Adhesivos, colas, siliconas...

Adhesivos, colas, siliconas...

Metido en el baile duro del forrado de libros y cuadernos escolares de diversa calaña, descartado el contact dada la irreversible (in) habilidad de este usuario para su manejo responsable, me quedan las plasticolas, los adhesivos en cinta y la no menos peligrosa silicona. ¡Ahhhhhhhhhhhh!

TEXTOS. NÉSTOR FENOGLIO ([email protected]). DIBUJO. LUIS DLUGOSZEWSKI ([email protected]).

 

Lo primero que me viene es cierta procacidad chabacana y jovial: estamos en el terrenos de las colas, de las gomas, de las pistolas y de las siliconas. Pero descartando rápidamente esa desagradable vía de análisis, hay tipos como yo que están condenados a sufrir con una tarea tan sencilla como el forrado de cuadernos y libros.

Yo le pongo huevo, por decir algo, pero padezco. Ya me pasó con los cuadernos. Y cuando creí que ya había pasado todo hasta mediados de año (cuando se llenan los actuales y hay que comprar y forrar nuevos), enseguida te llegan los libros... ¡Tienen tapas tan lindas y coloridas que me parece -me excuso o protesto- una herejía salir a (mal, en mi caso) taparlas con forros!

Con los forros, uno debe acertar primero al correcto corte de hoja: una pavada, pero podés pifiarla y rifaste entonces una hoja de papel de forrar. Y nunca tenés una librería al lado de tu casa. Tenés quiosco de porrones, pero no es una opción válida que en la escuela entiendan de una. El corte incluye esa pequeña y exacta incisión a la altura del lomo del libro o cuaderno, propia de cirujanos y no de periodistas devenidos en forradores ocasionales.

Después de cortar, hay que doblar bien. Jodido doblar mal: uno puede chocar. Y después, por último (aunque siempre falta algo más), pegar.
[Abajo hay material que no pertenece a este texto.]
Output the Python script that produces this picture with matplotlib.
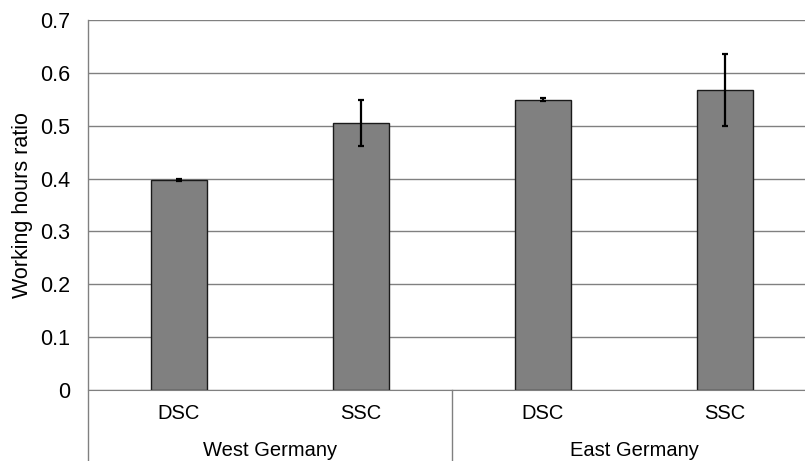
import numpy as np
import matplotlib.pyplot as plt
from matplotlib import transforms

plt.rcParams['font.family'] = ['Liberation Sans', 'DejaVu Sans']

# data
groups = ['West Germany', 'East Germany']
categories = ['DSC', 'SSC', 'DSC', 'SSC']
ratios = [0.397, 0.505, 0.549, 0.567]
errors = [0.002, 0.043, 0.003, 0.068]
yticks = [0, 0.1, 0.2, 0.3, 0.4, 0.5, 0.6, 0.7]
ytick_labels = ['0', '0.1', '0.2', '0.3', '0.4', '0.5', '0.6', '0.7']

W, H = 805, 461
fig = plt.figure(figsize=(W / 100, H / 100), dpi=100)
ax = fig.add_axes([88 / W, (H - 390) / H, (816 - 88) / W, (390 - 20) / H])

x = np.arange(len(categories))
ax.set_axisbelow(True)
ax.yaxis.grid(True, color='#808080', lw=1)
ax.bar(x, ratios, width=0.313, color='#808080', edgecolor='#1a1a1a', lw=1, zorder=2)
ax.errorbar(x, ratios, yerr=errors, fmt='none', ecolor='black', elinewidth=1.6,
            capsize=2.5, capthick=1.6, zorder=3)

ax.set_xlim(-0.5, 3.5)
ax.set_ylim(0, 0.7)
ax.set_yticks(yticks)
ax.set_yticklabels(ytick_labels)
ax.set_xticks([])
ax.tick_params(axis='y', length=0, pad=13, labelsize=15.5)
for s in ['top', 'right', 'left']:
    ax.spines[s].set_visible(False)
ax.spines['bottom'].set_color('#808080')
ax.set_ylabel('Working hours ratio', fontsize=15.5, labelpad=5)

# two-level category axis
trans = transforms.blended_transform_factory(ax.transData, ax.transAxes)
bottom = -(H - 390) / (390 - 20)
top = 1.0
for xv in [-0.5, 1.5, 3.5]:
    y0 = top if xv == -0.5 else 0
    ax.plot([xv, xv], [bottom, y0], color='#808080', lw=1, transform=trans, clip_on=False)

off1 = -23 / (390 - 20)
off2 = -60 / (390 - 20)
for xi, c in zip(x, categories):
    ax.text(xi, off1, c, transform=trans, ha='center', va='center', fontsize=14.5)
for gi, g in enumerate(groups):
    ax.text(gi * 2 + 0.5, off2, g, transform=trans, ha='center', va='center', fontsize=14.5)

fig.savefig('out.png', dpi=100)
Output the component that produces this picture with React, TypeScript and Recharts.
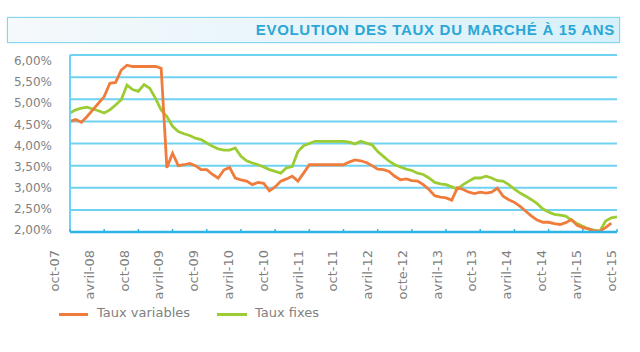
import React from "react";
import {
  LineChart,
  Line,
  XAxis,
  YAxis,
  CartesianGrid,
} from "recharts";

// monthly values, oct-07 .. oct-15 (97 months)
const tauxVariables: (number | null)[] = [
  4.5, 4.54, 4.48, 4.61, 4.76, 4.91, 5.06, 5.36, 5.38, 5.66, 5.77, 5.74,
  5.74, 5.74, 5.74, 5.74, 5.7, 3.45, 3.78, 3.5, 3.52, 3.55, 3.5, 3.41,
  3.41, 3.3, 3.22, 3.4, 3.46, 3.22, 3.18, 3.15, 3.07, 3.12, 3.1, 2.93,
  3.02, 3.15, 3.2, 3.26, 3.15, 3.33, 3.52, 3.52, 3.52, 3.52, 3.52, 3.52,
  3.52, 3.58, 3.63, 3.61, 3.57, 3.5, 3.42, 3.41, 3.37, 3.26, 3.18, 3.2,
  3.16, 3.15, 3.07, 2.96, 2.82, 2.79, 2.77, 2.72, 3.0, 2.96, 2.9, 2.87,
  2.9, 2.88, 2.9, 2.99, 2.81, 2.73, 2.67, 2.58, 2.47, 2.36, 2.27, 2.22,
  2.22, 2.19, 2.17, 2.21, 2.28, 2.15, 2.1, 2.07, 2.02, 2.02, 2.1, 2.2,
  null,
];

const tauxFixes: number[] = [
  4.69, 4.76, 4.8, 4.82, 4.78, 4.74, 4.69, 4.76, 4.87, 4.99, 5.32, 5.22,
  5.18, 5.33, 5.25, 5.02, 4.76, 4.61, 4.39, 4.27, 4.22, 4.18, 4.12, 4.09,
  4.01, 3.94, 3.88, 3.85, 3.85, 3.9, 3.71, 3.61, 3.56, 3.52, 3.47, 3.41,
  3.37, 3.33, 3.45, 3.48, 3.82, 3.95, 4.0, 4.05, 4.05, 4.05, 4.05, 4.05,
  4.05, 4.03, 3.99, 4.05, 4.01, 3.97, 3.82, 3.71, 3.6, 3.52, 3.47, 3.42,
  3.39, 3.33, 3.3, 3.22, 3.12, 3.09, 3.07, 3.02, 2.97, 3.07, 3.15, 3.22,
  3.22, 3.26, 3.22, 3.16, 3.15, 3.07, 2.97, 2.88, 2.81, 2.73, 2.64, 2.52,
  2.45, 2.4, 2.38, 2.36, 2.27, 2.19, 2.13, 2.07, 2.04, 2.02, 2.25, 2.32,
  2.34,
];

const tickLabels = [
  "oct-07", "avril-08", "oct-08", "avril-09", "oct-09", "avril-10",
  "oct-10", "avril-11", "oct-11", "avril-12", "octe-12", "avril-13",
  "oct-13", "avril-14", "oct-14", "avril-15", "oct-15",
];

const yTicks = [2, 2.5, 3, 3.5, 4, 4.5, 5, 5.5, 6];

const data = tauxFixes.map((f, i) => ({
  m: i,
  variables: tauxVariables[i],
  fixes: f,
}));

const ORANGE = "#f07c3c";
const GREEN = "#9ccc34";
const GRID = "#6fd2f2";
const AXIS = "#2db5e6";
const LABEL = "#7f7f7f";
const FONT = "'DejaVu Sans', Verdana, sans-serif";

function XTick(props: any) {
  const { x, y, payload } = props;
  const k = Math.round(payload.value / 6);
  const lx = x - 15.5 + 0.6 * k;
  const ty = y + 18;
  return (
    <g>
      <line x1={x} x2={x} y1={y - 3} y2={y} stroke={AXIS} strokeWidth={1.5} />
      <text
        x={lx}
        y={ty}
        transform={`rotate(-90, ${lx}, ${ty})`}
        textAnchor="end"
        dy="0.35em"
        fontSize={13}
        fontFamily={FONT}
        fill={LABEL}
      >
        {tickLabels[k]}
      </text>
    </g>
  );
}

function YTick(props: any) {
  const { x, y, payload } = props;
  const v = payload.value as number;
  const off = -2 + (v - 2) * 2;
  return (
    <text
      x={x}
      y={y + off}
      textAnchor="end"
      dy="0.35em"
      fontSize={12}
      fontFamily={FONT}
      fill={LABEL}
    >
      {v.toFixed(2).replace(".", ",") + "%"}
    </text>
  );
}

export default function App() {
  return (
    <div
      style={{
        position: "absolute",
        left: 0,
        top: 0,
        width: 640,
        height: 352,
        background: "#fff",
        overflow: "hidden",
      }}
    >
      <div
        style={{
          position: "absolute",
          left: 7,
          top: 17,
          width: 611,
          height: 24,
          border: "1px solid #86d6f0",
          background: "linear-gradient(90deg, #f5f9fb 0%, #e4f4fb 60%, #d6f0fa 100%)",
          boxShadow: "0 0 2px #bfe8f6",
        }}
      >
        <div
          style={{
            position: "absolute",
            right: 4,
            top: 3,
            fontFamily: "'Liberation Sans', Arial, sans-serif",
            fontWeight: "bold",
            fontSize: 15,
            letterSpacing: 0.7,
            color: "#2ba7d6",
            whiteSpace: "nowrap",
          }}
        >
          EVOLUTION DES TAUX DU MARCHÉ À 15 ANS
        </div>
      </div>

      <div style={{ position: "absolute", left: 0, top: 0 }}>
        <LineChart
          width={640}
          height={352}
          data={data}
          margin={{ top: 55, right: 23, left: 0, bottom: 50 }}
        >
          <CartesianGrid
            horizontal={true}
            vertical={false}
            stroke={GRID}
            strokeWidth={2}
          />
          <XAxis
            dataKey="m"
            type="category"
            interval={5}
            height={70}
            tickSize={0}
            tickMargin={0}
            tickLine={false}
            axisLine={{ stroke: AXIS, strokeWidth: 2.5 }}
            tick={<XTick />}
          />
          <YAxis
            domain={[2, 6]}
            ticks={yTicks}
            interval={0}
            width={70}
            tickSize={0}
            tickMargin={18}
            tickLine={false}
            axisLine={{ stroke: GRID, strokeWidth: 2 }}
            tick={<YTick />}
          />
          <YAxis
            yAxisId="right"
            orientation="right"
            domain={[2, 6]}
            width={0}
            tick={false}
            tickLine={false}
            axisLine={{ stroke: GRID, strokeWidth: 2 }}
          />
          <Line
            type="linear"
            dataKey="fixes"
            stroke={GREEN}
            strokeWidth={2.8}
            dot={false}
            isAnimationActive={false}
          />
          <Line
            type="linear"
            dataKey="variables"
            stroke={ORANGE}
            strokeWidth={2.8}
            dot={false}
            connectNulls={false}
            isAnimationActive={false}
          />
        </LineChart>
      </div>

      <div
        style={{
          position: "absolute",
          left: 0,
          top: 305,
          fontFamily: FONT,
          fontSize: 13,
          color: LABEL,
        }}
      >
        <div style={{ position: "absolute", left: 59, top: 8, width: 29, height: 3, background: ORANGE }} />
        <div style={{ position: "absolute", left: 97, top: 0, whiteSpace: "nowrap" }}>Taux variables</div>
        <div style={{ position: "absolute", left: 217, top: 8, width: 30, height: 3, background: GREEN }} />
        <div style={{ position: "absolute", left: 255, top: 0, whiteSpace: "nowrap" }}>Taux fixes</div>
      </div>
    </div>
  );
}
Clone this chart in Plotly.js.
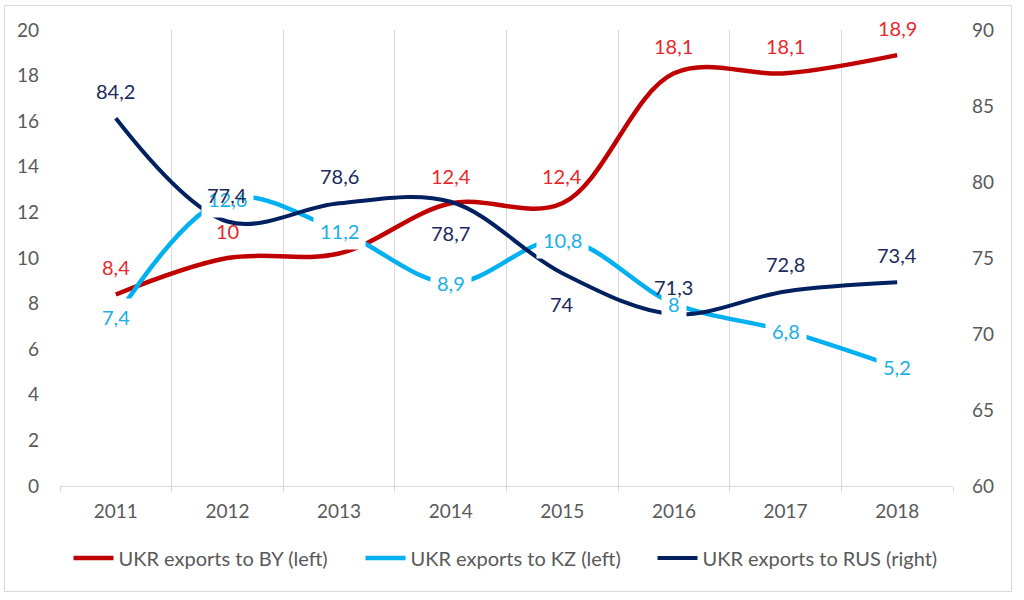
<!DOCTYPE html>
<html>
<head>
<meta charset="utf-8">
<script src="https://cdn.plot.ly/plotly-3.0.1.min.js"></script>
<style>
  body { margin: 0; background: #fff; }
  #frame { position: absolute; left: 4px; top: 5px; width: 1006px; height: 585px; border: 1px solid #d9d9d9; }
  #chart { position: absolute; left: 0; top: 0; width: 1024px; height: 600px; }
</style>
</head>
<body>
<div id="frame"></div>
<div id="chart"></div>
<script>
const years = ['2011', '2012', '2013', '2014', '2015', '2016', '2017', '2018'];

const exportsBY = [8.4, 10, 10.2, 12.4, 12.4, 18.1, 18.1, 18.9];
const exportsKZ = [7.4, 12.6, 11.2, 8.9, 10.8, 8, 6.8, 5.2];
const exportsRUS = [84.2, 77.4, 78.6, 78.7, 74, 71.3, 72.8, 73.4];

// which points carry a visible label, and where the RUS labels sit
const byLabelShown = [true, true, false, true, true, true, true, true];
const rusLabelSide = ['above', 'above', 'above', 'below', 'below', 'above', 'above', 'above'];

const FONT = 'Lato, "Open Sans", sans-serif';
const GREY = '#595959';

function fmt(v) {
  return String(v).replace('.', ',');
}

const traces = [
  {
    x: years, y: exportsBY, name: 'UKR exports to BY (left)',
    mode: 'lines', line: {shape: 'spline', smoothing: 1, color: '#C00000', width: 4.5},
    yaxis: 'y', hoverinfo: 'skip'
  },
  {
    x: years, y: exportsKZ, name: 'UKR exports to KZ (left)',
    mode: 'lines', line: {shape: 'spline', smoothing: 1, color: '#00B0F0', width: 4.5},
    yaxis: 'y', hoverinfo: 'skip'
  },
  {
    x: years, y: exportsRUS, name: 'UKR exports to RUS (right)',
    mode: 'lines', line: {shape: 'spline', smoothing: 1, color: '#002060', width: 4},
    yaxis: 'y2', hoverinfo: 'skip'
  }
];

const annotations = [];

// annotation x uses the category index, a string like '2011' is read as a number

// BY labels sit above the line
years.forEach((yr, i) => {
  if (!byLabelShown[i]) return;
  annotations.push({
    x: i, y: exportsBY[i], xref: 'x', yref: 'y', text: fmt(exportsBY[i]),
    showarrow: false, yshift: 27, font: {family: FONT, size: 20, color: '#E8272C'}
  });
});

// KZ labels are centred on the point with a white box that hides the line
years.forEach((yr, i) => {
  annotations.push({
    x: i, y: exportsKZ[i], xref: 'x', yref: 'y', text: fmt(exportsKZ[i]),
    showarrow: false, yshift: 0, bgcolor: '#ffffff', borderpad: 6,
    font: {family: FONT, size: 20, color: '#1AAFE6'}
  });
});

// RUS labels, on the right axis
years.forEach((yr, i) => {
  annotations.push({
    x: i, y: exportsRUS[i], xref: 'x', yref: 'y2', text: fmt(exportsRUS[i]),
    showarrow: false, yshift: rusLabelSide[i] === 'above' ? 27 : -31,
    font: {family: FONT, size: 20, color: '#1B2A5C'}
  });
});

const layout = {
  width: 1024,
  height: 600,
  margin: {l: 60, r: 71, t: 30, b: 114},
  paper_bgcolor: 'rgba(0,0,0,0)',
  plot_bgcolor: 'rgba(0,0,0,0)',
  font: {family: FONT, size: 19, color: GREY},
  showlegend: true,
  legend: {
    orientation: 'h', x: 0.5, xanchor: 'center', y: -0.158, yanchor: 'middle',
    font: {family: FONT, size: 20, color: GREY}, itemwidth: 40, traceorder: 'normal',
    entrywidth: 237
  },
  xaxis: {
    type: 'category',
    range: [-0.5, 7.5],
    tickson: 'boundaries',
    showgrid: true, gridcolor: '#d9d9d9', gridwidth: 1,
    showline: true, linecolor: '#d9d9d9', linewidth: 1,
    ticks: 'outside', ticklen: 5, tickcolor: '#d9d9d9',
    ticklabelstandoff: 8,
    tickfont: {family: FONT, size: 19, color: GREY},
    zeroline: false, fixedrange: true
  },
  yaxis: {
    range: [0, 20], dtick: 2, tick0: 0,
    showgrid: false, zeroline: false, showline: false, ticks: '',
    ticklabelstandoff: 20,
    tickfont: {family: FONT, size: 19, color: GREY}, fixedrange: true
  },
  yaxis2: {
    range: [60, 90], dtick: 5, tick0: 60,
    overlaying: 'y', side: 'right',
    showgrid: false, zeroline: false, showline: false, ticks: '',
    ticklabelstandoff: 18,
    tickfont: {family: FONT, size: 19, color: GREY}, fixedrange: true
  },
  annotations: annotations
};

Plotly.newPlot('chart', traces, layout, {displayModeBar: false, staticPlot: true});
</script>
</body>
</html>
Los forros tienen el problema de que no se pegan tan fácilmente con las colas, plasticolas, boligomas (o el nombre que quieran) existentes hoy en el mercado. Esos productos son buenos para papeles, pero no tanto para forros o cartones, o papeles ilustración. En épocas antidiluvianas, en las casas se hacía un generoso y pesado engrudo, con harina y agua, capaz de pegar hasta ladrillos, personas, animales... Una vez, pegado, es para siempre, aun entendiendo como una osadía la rotunda utilización del término.

Descartados los engrudos y colas, caemos en las cintas adhesivas. Las chiquititas, de un marroncito transparente, son útiles y simpáticas. Los tipos y tipas experimentadas en su uso (y ya aclaré hasta el cansancio que jamás será mi caso), tienen la precaución de colocar un pequeño papelito para indicar dónde está la punta, que es muy pegadiza.

Es tan leve esa cinta que luego encontrar el comienzo es obra de entomólogos o ciegos que sensibilidad extrema en el tacto. Tampoco entro en esas categorías, así que soy de los que rascan en el sitio en que, ellos y yo creen, está ese maldito comienzo mimetizado con el resto. Al cabo de un rato de hacerlo, te duele la uña que se separa un poco de la carne. Empezás a putear, con el alumno e hijo a las vueltas. Y eso no está bien, carajo, mierda, ni en la casa ni en la escuela...

Tenés las otras cintas, más grandes, las de embalar, donde el comienzo quizás es más detectable (detestable, para mí, ya es) pero son muy anchas y entonces uno debe entrar a renegar con dientes o tijeras, comenzando un pegoteo de difícil pronóstico.

Y aún tenés las pistolitas de siliconas, un arcano. Esas cosas tienen ya aspecto intimidatorio. Encima se enchufan. Por lo que sé, son útiles para pegar telas, cartones, al calor de la barrita de silicona que al calentarse, se derrita, se aplica sobre el sitio y luego seca con relativa consistencia. Puede ser una solución, pero hay que ser precisos en el manejo del aparato. Porque, ya caliente, te puede quedar la pistolita chorreando, aunque suene feo.

En definitiva: todo suena feo a la hora de forrar cuadernos y libros. Me doy cuenta de que derrapo o quedo atrapado por las palabras. Así que me voy, silbando bajito y puteando alto. No quiere quedar pegado con este tema.